Thursday, December 16, 2010

Obama's About-Face

It should be painfully clear by now that President Obama's $1 trillion economic recovery agenda has failed to create a strong climate for growth and job creation.

If a mediocre economic growth rate in the 2 percent range and 10 percent unemployment -- with little improvement expected on either front -- doesn't prove that, then Obama's decision to try across-the-board tax-rate cuts clinches the case. It is a clear admission that his economic agenda isn't working and that he'd better change course to turn the economy around if he is to have any chance of getting re-elected in 2012.

Obama came roaring into office two years ago blaming George W. Bush's "tax cuts for the wealthy" for just about everything that was wrong with the economy. In fact, Bush's tax cuts for low-income people and the middle class weren't the problem, but tax cuts for so-called rich Americans in the top 2 percent of income earners were what held back the recovery, or so he claimed.

He was going to push their income tax rates to 40 percent, raise the capital gains and dividend tax rates on investors, and impose higher taxes on American corporations that made and sold products abroad in the global economy (just as Toyota and Honda do here).

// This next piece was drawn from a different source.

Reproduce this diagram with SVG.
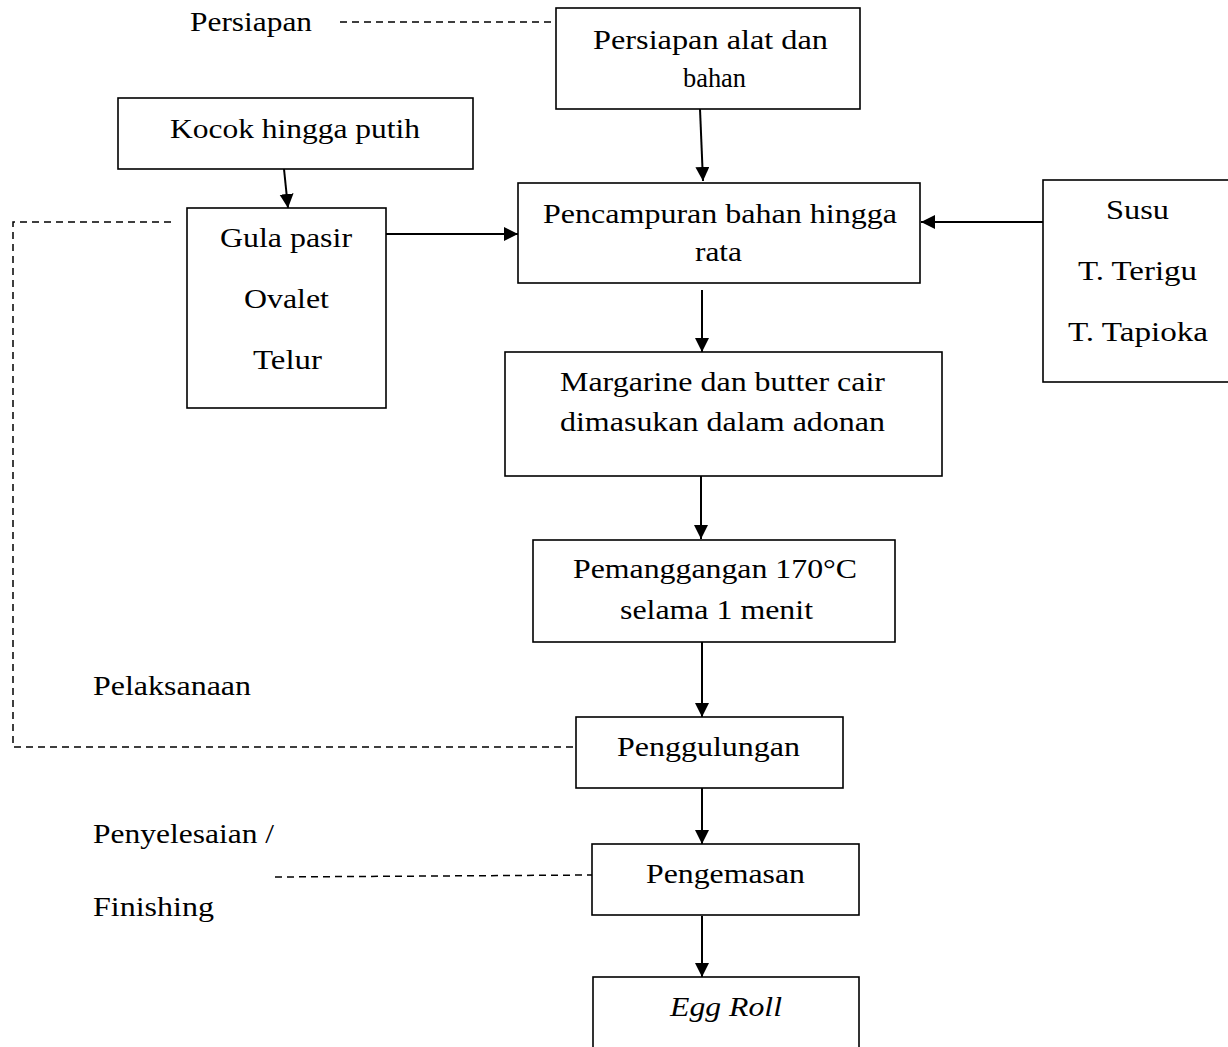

For Obama, pulling the economy out of its recession was merely a question of providing enough stimulus in the form of increased federal spending that started at about $800 billion, but eventually reached the $1 trillion-plus level. The money went to hundreds of dubious federal agencies and programs to spend on make-work projects, to state and local governments to save or create public sector jobs, and to shovel-ready public works projects. Much of the money went into safety net programs, and to subsidies for "green jobs" that still have yet to be created.

So the money was spent, and is still being spent, but the result has been a feeble number of public jobs, fewer private sector jobs, while the unemployment rate climbs and the government debt soars to unprecedented levels.

Businesses and venture capital investors, fearing Obama would succeed in raising taxes on all of them and spark another recession, held on to their reserves and economic expansion slowed. The government reported that the private sector created virtually no new jobs in November. Uncertainty about the economy's future, and what the tax picture would look like next year and the year after that, was rampant throughout the business world.

Then the American people, whose patience had come to an end, went to the polls and slammed the White House and Democrats in Congress with the political equivalent of a sledgehammer.

Obama lost his muscular majority in the House and most of it in the Senate. Two days later, the dismal jobless report hit him like a ton of bricks and shook his economic advisers. He had given his big-spending agenda two years to show progress, and it wasn't working. Democrats were privately urging him to change policies. It was time to deal with the Republicans on their terms.

The tax-cut extension package that is moving swiftly through the Democrats' lame-duck Congress is astonishing in many respects, but mostly because it contains all the tax cuts Obama had fought to repeal or, more importantly, raise.

A month or so ago, the president was still demonizing the Bush tax cuts. Now he is calling for their continuation over the next two years to boost economic growth and create jobs.

He began his presidency by arguing that we could spend our way out of the recession and pointedly spurned tax rate cuts that he said represented "the failed policies of the past." Now he is pushing a plan that gives income tax rate cuts to everyone, including the wealthiest of Americans. Even, to use Obama's favorite class-warfare phrase, "millionaires and billionaires."

Also included in the package are lower capital gains and dividend tax rates for investors, a one-year, 2 percent reduction in the Social Security payroll tax rate for all workers, a lower 35 percent death tax for two years, instead of the 55 percent estate tax if no agreement is reached, and a 100 percent tax write-off of new business equipment.

On Capitol Hill, the liberals, ultra-leftists and at least one socialist from Vermont, Sen. Bernie Sanders, are up in arms over what they say is Obama's betrayal of their party's agenda to redistribute the nation's wealth.

But according to a Washington Post-ABC News poll, 70 percent of Americans say they like the deal Republicans and Obama have stitched together. Notably, they approve of extending all of the Bush tax cuts by 54 percent to 42 percent.

It took Obama two long and tortuous years to acknowledge, at least tacitly, that his retro-New Deal, make-work policies have failed. Isn't it amazing how an anemic, jobless recovery and a very angry electorate can clear the mind?